▶
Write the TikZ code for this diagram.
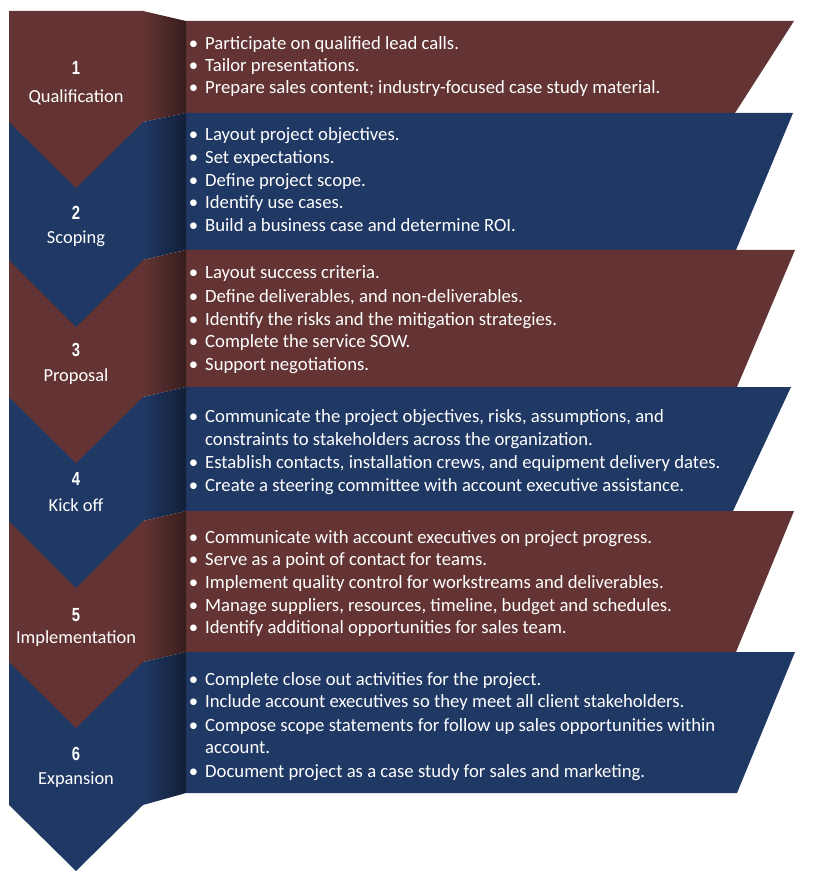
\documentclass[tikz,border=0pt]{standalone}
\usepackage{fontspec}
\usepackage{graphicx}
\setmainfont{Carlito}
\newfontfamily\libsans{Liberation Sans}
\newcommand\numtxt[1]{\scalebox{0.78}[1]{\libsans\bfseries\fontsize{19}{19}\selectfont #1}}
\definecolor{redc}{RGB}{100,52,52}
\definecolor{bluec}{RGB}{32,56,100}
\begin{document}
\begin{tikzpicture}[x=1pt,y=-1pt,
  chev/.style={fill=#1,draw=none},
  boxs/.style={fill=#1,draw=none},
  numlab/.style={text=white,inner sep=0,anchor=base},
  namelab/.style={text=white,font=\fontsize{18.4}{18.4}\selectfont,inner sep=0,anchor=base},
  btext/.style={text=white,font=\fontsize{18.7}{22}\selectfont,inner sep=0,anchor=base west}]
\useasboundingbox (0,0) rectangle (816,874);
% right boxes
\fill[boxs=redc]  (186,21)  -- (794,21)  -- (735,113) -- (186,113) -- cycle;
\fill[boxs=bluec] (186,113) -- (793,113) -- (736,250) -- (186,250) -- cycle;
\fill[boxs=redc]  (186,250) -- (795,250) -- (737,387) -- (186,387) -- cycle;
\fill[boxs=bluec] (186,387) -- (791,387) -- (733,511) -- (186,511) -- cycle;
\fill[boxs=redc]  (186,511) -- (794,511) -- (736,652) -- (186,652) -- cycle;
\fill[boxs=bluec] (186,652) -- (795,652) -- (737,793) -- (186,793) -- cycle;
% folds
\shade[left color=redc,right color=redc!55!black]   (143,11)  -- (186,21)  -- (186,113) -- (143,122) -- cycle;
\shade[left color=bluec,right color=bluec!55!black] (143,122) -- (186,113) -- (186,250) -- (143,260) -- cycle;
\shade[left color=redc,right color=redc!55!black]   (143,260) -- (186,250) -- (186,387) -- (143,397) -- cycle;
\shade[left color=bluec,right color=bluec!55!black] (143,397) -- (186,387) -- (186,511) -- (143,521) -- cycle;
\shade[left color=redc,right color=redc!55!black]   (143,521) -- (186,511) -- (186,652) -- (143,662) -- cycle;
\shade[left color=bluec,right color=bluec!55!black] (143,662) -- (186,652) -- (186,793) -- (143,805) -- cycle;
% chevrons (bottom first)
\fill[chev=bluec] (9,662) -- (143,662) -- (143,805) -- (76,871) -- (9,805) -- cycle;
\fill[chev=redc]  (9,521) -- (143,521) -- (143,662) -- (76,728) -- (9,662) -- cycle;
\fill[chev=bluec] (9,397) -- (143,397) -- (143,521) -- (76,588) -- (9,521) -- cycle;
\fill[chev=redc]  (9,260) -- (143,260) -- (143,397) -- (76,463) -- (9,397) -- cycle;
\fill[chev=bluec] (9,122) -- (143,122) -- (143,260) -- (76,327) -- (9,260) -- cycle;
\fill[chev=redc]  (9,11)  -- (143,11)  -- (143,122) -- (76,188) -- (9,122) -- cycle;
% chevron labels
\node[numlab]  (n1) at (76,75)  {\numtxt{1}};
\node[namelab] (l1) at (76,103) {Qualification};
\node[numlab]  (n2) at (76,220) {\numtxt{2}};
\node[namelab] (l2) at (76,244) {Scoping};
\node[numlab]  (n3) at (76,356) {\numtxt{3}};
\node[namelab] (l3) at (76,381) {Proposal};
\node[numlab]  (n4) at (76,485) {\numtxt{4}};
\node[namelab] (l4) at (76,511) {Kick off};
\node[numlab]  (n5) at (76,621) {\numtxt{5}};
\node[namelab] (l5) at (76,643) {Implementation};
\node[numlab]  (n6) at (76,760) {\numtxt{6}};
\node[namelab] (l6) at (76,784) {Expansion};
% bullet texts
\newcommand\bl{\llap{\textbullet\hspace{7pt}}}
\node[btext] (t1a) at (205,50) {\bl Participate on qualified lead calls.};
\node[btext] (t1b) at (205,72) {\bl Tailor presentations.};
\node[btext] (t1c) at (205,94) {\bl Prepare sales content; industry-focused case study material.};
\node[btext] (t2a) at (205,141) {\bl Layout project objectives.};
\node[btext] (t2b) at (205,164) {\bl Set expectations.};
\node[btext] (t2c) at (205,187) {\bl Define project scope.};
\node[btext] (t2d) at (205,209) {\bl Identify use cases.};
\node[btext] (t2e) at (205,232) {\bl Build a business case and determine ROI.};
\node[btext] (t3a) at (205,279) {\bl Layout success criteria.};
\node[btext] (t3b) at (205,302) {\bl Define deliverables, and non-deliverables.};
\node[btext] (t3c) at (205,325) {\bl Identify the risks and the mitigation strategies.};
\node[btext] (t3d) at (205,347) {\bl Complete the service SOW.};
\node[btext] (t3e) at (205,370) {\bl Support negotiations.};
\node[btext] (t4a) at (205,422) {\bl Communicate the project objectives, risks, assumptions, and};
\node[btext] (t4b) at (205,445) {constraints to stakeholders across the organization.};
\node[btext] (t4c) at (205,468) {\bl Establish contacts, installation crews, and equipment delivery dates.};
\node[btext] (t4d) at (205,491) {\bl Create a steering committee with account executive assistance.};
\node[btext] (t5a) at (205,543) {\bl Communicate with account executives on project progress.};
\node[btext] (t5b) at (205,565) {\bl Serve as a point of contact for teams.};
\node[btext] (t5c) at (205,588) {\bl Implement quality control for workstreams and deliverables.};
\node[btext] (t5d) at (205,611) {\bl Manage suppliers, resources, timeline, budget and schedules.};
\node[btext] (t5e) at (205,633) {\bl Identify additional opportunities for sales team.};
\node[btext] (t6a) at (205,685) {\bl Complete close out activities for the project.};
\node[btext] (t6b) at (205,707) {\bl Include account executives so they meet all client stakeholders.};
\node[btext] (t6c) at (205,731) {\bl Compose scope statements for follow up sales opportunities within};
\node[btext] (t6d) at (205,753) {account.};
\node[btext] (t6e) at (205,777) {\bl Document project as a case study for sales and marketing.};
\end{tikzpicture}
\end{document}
◀
TASK INSTRUCTIONS :: Reproduce the listing above exactly, excluding all pictures.

OUTPUT FOR THIS EXERCISE ::
Write the TikZ code for this diagram.
\documentclass[tikz,border=0pt]{standalone}
\usepackage{fontspec}
\usepackage{graphicx}
\setmainfont{Carlito}
\newfontfamily\libsans{Liberation Sans}
\newcommand\numtxt[1]{\scalebox{0.78}[1]{\libsans\bfseries\fontsize{19}{19}\selectfont #1}}
\definecolor{redc}{RGB}{100,52,52}
\definecolor{bluec}{RGB}{32,56,100}
\begin{document}
\begin{tikzpicture}[x=1pt,y=-1pt,
  chev/.style={fill=#1,draw=none},
  boxs/.style={fill=#1,draw=none},
  numlab/.style={text=white,inner sep=0,anchor=base},
  namelab/.style={text=white,font=\fontsize{18.4}{18.4}\selectfont,inner sep=0,anchor=base},
  btext/.style={text=white,font=\fontsize{18.7}{22}\selectfont,inner sep=0,anchor=base west}]
\useasboundingbox (0,0) rectangle (816,874);
% right boxes
\fill[boxs=redc]  (186,21)  -- (794,21)  -- (735,113) -- (186,113) -- cycle;
\fill[boxs=bluec] (186,113) -- (793,113) -- (736,250) -- (186,250) -- cycle;
\fill[boxs=redc]  (186,250) -- (795,250) -- (737,387) -- (186,387) -- cycle;
\fill[boxs=bluec] (186,387) -- (791,387) -- (733,511) -- (186,511) -- cycle;
\fill[boxs=redc]  (186,511) -- (794,511) -- (736,652) -- (186,652) -- cycle;
\fill[boxs=bluec] (186,652) -- (795,652) -- (737,793) -- (186,793) -- cycle;
% folds
\shade[left color=redc,right color=redc!55!black]   (143,11)  -- (186,21)  -- (186,113) -- (143,122) -- cycle;
\shade[left color=bluec,right color=bluec!55!black] (143,122) -- (186,113) -- (186,250) -- (143,260) -- cycle;
\shade[left color=redc,right color=redc!55!black]   (143,260) -- (186,250) -- (186,387) -- (143,397) -- cycle;
\shade[left color=bluec,right color=bluec!55!black] (143,397) -- (186,387) -- (186,511) -- (143,521) -- cycle;
\shade[left color=redc,right color=redc!55!black]   (143,521) -- (186,511) -- (186,652) -- (143,662) -- cycle;
\shade[left color=bluec,right color=bluec!55!black] (143,662) -- (186,652) -- (186,793) -- (143,805) -- cycle;
% chevrons (bottom first)
\fill[chev=bluec] (9,662) -- (143,662) -- (143,805) -- (76,871) -- (9,805) -- cycle;
\fill[chev=redc]  (9,521) -- (143,521) -- (143,662) -- (76,728) -- (9,662) -- cycle;
\fill[chev=bluec] (9,397) -- (143,397) -- (143,521) -- (76,588) -- (9,521) -- cycle;
\fill[chev=redc]  (9,260) -- (143,260) -- (143,397) -- (76,463) -- (9,397) -- cycle;
\fill[chev=bluec] (9,122) -- (143,122) -- (143,260) -- (76,327) -- (9,260) -- cycle;
\fill[chev=redc]  (9,11)  -- (143,11)  -- (143,122) -- (76,188) -- (9,122) -- cycle;
% chevron labels
\node[numlab]  (n1) at (76,75)  {\numtxt{1}};
\node[namelab] (l1) at (76,103) {Qualification};
\node[numlab]  (n2) at (76,220) {\numtxt{2}};
\node[namelab] (l2) at (76,244) {Scoping};
\node[numlab]  (n3) at (76,356) {\numtxt{3}};
\node[namelab] (l3) at (76,381) {Proposal};
\node[numlab]  (n4) at (76,485) {\numtxt{4}};
\node[namelab] (l4) at (76,511) {Kick off};
\node[numlab]  (n5) at (76,621) {\numtxt{5}};
\node[namelab] (l5) at (76,643) {Implementation};
\node[numlab]  (n6) at (76,760) {\numtxt{6}};
\node[namelab] (l6) at (76,784) {Expansion};
% bullet texts
\newcommand\bl{\llap{\textbullet\hspace{7pt}}}
\node[btext] (t1a) at (205,50) {\bl Participate on qualified lead calls.};
\node[btext] (t1b) at (205,72) {\bl Tailor presentations.};
\node[btext] (t1c) at (205,94) {\bl Prepare sales content; industry-focused case study material.};
\node[btext] (t2a) at (205,141) {\bl Layout project objectives.};
\node[btext] (t2b) at (205,164) {\bl Set expectations.};
\node[btext] (t2c) at (205,187) {\bl Define project scope.};
\node[btext] (t2d) at (205,209) {\bl Identify use cases.};
\node[btext] (t2e) at (205,232) {\bl Build a business case and determine ROI.};
\node[btext] (t3a) at (205,279) {\bl Layout success criteria.};
\node[btext] (t3b) at (205,302) {\bl Define deliverables, and non-deliverables.};
\node[btext] (t3c) at (205,325) {\bl Identify the risks and the mitigation strategies.};
\node[btext] (t3d) at (205,347) {\bl Complete the service SOW.};
\node[btext] (t3e) at (205,370) {\bl Support negotiations.};
\node[btext] (t4a) at (205,422) {\bl Communicate the project objectives, risks, assumptions, and};
\node[btext] (t4b) at (205,445) {constraints to stakeholders across the organization.};
\node[btext] (t4c) at (205,468) {\bl Establish contacts, installation crews, and equipment delivery dates.};
\node[btext] (t4d) at (205,491) {\bl Create a steering committee with account executive assistance.};
\node[btext] (t5a) at (205,543) {\bl Communicate with account executives on project progress.};
\node[btext] (t5b) at (205,565) {\bl Serve as a point of contact for teams.};
\node[btext] (t5c) at (205,588) {\bl Implement quality control for workstreams and deliverables.};
\node[btext] (t5d) at (205,611) {\bl Manage suppliers, resources, timeline, budget and schedules.};
\node[btext] (t5e) at (205,633) {\bl Identify additional opportunities for sales team.};
\node[btext] (t6a) at (205,685) {\bl Complete close out activities for the project.};
\node[btext] (t6b) at (205,707) {\bl Include account executives so they meet all client stakeholders.};
\node[btext] (t6c) at (205,731) {\bl Compose scope statements for follow up sales opportunities within};
\node[btext] (t6d) at (205,753) {account.};
\node[btext] (t6e) at (205,777) {\bl Document project as a case study for sales and marketing.};
\end{tikzpicture}
\end{document}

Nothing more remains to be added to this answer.